Identify each line below that contains the word "this", and copy it out.
--- START OF Record extracts ---
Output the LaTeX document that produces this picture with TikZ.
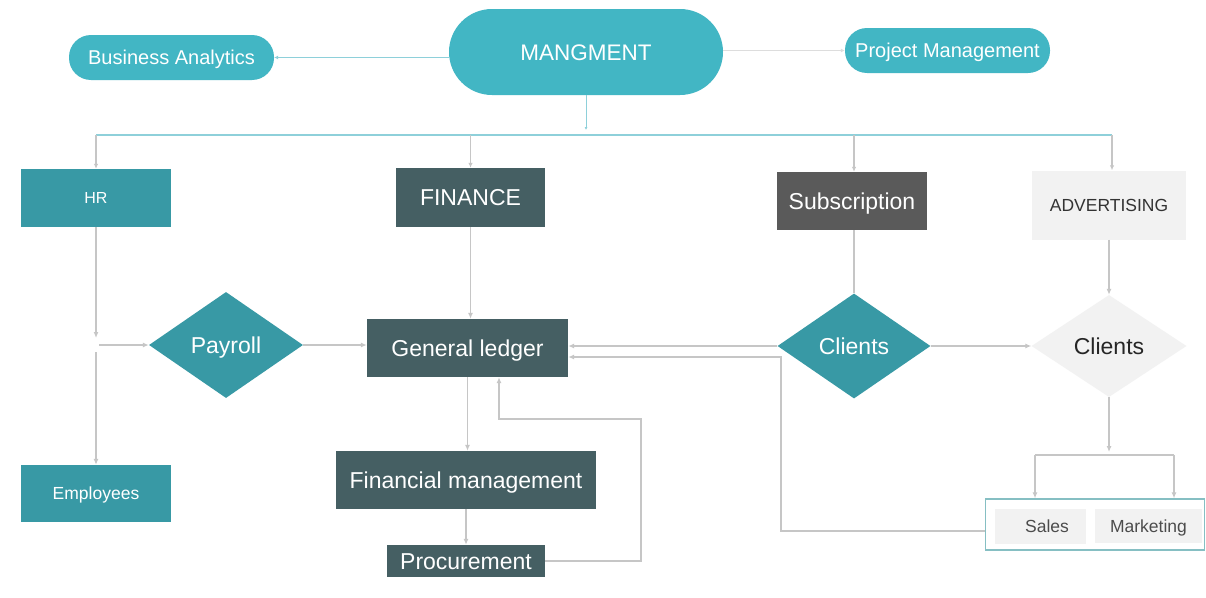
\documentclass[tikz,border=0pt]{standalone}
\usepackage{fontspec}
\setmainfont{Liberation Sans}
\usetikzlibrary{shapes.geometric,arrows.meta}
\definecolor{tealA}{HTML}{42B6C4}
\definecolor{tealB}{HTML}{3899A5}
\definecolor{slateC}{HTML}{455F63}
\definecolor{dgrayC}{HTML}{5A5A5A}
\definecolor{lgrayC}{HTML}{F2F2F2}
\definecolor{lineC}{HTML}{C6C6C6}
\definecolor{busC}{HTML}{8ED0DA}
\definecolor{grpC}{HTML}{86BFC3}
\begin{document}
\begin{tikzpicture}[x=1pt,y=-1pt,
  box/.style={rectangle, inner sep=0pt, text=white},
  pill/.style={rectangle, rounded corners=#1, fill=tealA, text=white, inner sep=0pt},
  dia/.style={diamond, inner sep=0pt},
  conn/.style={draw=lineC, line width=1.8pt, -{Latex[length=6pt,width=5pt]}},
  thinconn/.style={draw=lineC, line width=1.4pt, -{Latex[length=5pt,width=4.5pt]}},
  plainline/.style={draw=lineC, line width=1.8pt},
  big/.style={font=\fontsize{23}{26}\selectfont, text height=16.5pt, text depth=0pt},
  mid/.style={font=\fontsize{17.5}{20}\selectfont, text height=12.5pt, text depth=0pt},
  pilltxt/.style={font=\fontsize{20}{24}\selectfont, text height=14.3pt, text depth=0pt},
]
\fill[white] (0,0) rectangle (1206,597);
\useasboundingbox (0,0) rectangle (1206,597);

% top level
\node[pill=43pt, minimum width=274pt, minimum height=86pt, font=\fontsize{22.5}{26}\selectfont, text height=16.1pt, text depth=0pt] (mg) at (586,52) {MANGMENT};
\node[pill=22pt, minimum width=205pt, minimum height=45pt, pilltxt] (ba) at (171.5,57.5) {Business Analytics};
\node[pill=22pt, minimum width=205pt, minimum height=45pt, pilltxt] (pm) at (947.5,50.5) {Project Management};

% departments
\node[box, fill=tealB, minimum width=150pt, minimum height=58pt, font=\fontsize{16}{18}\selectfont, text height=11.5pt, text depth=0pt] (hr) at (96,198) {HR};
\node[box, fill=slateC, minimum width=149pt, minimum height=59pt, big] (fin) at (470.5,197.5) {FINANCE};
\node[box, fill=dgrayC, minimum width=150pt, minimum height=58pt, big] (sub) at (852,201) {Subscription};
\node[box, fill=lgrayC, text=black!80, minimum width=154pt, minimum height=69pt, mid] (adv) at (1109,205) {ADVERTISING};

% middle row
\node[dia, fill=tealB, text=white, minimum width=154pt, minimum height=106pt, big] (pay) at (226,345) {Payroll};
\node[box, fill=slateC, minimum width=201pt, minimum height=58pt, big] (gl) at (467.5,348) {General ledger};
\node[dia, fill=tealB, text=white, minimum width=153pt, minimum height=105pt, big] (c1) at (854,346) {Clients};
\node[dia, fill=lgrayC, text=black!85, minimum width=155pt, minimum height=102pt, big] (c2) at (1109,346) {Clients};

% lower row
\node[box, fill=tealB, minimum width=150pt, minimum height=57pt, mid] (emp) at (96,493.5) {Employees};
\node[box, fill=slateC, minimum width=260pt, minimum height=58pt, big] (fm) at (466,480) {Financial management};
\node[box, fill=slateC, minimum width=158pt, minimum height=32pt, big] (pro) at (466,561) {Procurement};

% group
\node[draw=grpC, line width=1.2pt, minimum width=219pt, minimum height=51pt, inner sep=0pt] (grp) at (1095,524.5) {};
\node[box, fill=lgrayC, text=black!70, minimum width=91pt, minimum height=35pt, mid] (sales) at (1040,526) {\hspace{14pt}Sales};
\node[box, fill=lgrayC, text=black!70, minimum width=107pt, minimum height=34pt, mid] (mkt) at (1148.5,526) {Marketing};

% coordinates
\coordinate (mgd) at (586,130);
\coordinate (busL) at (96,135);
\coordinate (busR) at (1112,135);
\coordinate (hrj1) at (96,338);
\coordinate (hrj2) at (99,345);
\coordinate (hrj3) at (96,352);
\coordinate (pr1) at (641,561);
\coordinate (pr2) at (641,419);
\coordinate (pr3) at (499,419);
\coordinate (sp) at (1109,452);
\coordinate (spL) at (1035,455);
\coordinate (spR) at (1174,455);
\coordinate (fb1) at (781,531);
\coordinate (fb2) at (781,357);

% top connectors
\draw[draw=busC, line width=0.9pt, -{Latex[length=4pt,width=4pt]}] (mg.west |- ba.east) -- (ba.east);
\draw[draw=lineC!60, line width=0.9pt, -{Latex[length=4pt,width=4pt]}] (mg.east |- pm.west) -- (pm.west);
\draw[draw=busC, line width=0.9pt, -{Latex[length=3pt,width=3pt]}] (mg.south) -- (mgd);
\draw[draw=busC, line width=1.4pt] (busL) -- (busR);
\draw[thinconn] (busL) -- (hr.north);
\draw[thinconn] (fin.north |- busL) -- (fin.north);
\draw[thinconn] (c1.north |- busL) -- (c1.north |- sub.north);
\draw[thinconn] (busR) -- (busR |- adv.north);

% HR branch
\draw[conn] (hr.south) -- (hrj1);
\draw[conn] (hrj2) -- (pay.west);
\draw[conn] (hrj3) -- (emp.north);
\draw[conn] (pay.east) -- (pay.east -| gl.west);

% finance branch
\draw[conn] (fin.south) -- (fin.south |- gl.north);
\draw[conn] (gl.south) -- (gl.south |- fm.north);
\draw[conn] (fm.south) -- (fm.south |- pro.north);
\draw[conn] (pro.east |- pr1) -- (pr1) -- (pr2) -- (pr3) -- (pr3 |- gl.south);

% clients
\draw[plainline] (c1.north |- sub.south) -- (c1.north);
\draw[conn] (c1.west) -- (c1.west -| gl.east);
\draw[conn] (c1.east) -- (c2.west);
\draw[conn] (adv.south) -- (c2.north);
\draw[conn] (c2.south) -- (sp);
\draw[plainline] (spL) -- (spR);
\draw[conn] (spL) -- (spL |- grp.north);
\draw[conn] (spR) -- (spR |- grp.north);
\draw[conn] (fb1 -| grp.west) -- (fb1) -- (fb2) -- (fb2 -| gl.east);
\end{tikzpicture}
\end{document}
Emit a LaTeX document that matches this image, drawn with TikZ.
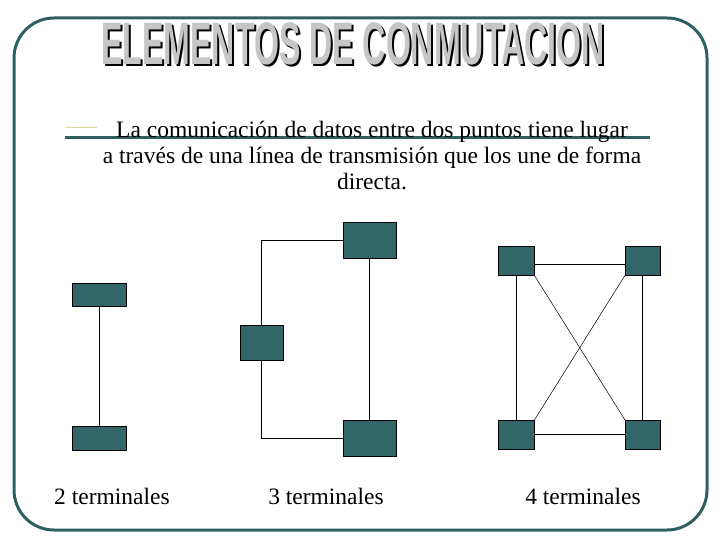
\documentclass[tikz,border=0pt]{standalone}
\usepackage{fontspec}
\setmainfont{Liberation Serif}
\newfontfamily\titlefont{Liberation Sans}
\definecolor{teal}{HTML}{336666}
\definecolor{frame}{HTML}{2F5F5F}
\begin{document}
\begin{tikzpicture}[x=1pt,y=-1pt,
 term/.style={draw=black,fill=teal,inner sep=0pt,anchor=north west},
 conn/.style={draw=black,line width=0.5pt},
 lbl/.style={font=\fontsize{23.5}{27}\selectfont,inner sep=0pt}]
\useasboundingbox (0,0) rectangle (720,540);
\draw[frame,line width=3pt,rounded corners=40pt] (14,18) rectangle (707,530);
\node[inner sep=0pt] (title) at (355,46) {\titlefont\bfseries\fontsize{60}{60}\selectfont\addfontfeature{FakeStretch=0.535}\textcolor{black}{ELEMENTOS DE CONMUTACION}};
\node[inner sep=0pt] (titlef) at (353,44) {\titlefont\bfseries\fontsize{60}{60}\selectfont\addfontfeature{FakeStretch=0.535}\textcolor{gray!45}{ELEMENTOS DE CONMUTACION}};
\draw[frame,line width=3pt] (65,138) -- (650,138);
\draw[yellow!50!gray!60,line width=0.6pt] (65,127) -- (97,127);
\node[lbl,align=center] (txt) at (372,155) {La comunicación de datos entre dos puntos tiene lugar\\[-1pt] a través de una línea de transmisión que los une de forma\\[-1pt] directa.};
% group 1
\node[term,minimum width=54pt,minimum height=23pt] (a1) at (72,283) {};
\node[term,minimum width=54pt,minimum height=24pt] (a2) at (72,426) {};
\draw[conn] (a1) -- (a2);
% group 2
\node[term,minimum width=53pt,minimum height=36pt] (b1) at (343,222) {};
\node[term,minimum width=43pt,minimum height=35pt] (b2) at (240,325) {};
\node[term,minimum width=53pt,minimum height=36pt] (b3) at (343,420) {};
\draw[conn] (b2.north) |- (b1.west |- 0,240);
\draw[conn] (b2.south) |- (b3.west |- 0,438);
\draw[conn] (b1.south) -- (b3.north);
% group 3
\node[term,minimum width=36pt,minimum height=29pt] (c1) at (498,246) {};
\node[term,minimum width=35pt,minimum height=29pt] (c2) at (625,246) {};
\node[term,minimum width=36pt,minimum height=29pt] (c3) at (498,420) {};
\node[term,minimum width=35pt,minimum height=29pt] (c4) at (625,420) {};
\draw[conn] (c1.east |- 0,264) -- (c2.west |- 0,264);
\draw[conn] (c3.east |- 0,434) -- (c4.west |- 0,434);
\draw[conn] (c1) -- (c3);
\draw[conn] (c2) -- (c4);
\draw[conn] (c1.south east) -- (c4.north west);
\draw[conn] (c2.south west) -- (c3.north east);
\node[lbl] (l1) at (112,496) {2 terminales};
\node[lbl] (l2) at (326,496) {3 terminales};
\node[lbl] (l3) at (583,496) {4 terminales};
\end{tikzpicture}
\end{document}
--- END OF Record extracts ---
*Task result:*
Output the LaTeX document that produces this picture with TikZ.
Emit a LaTeX document that matches this image, drawn with TikZ.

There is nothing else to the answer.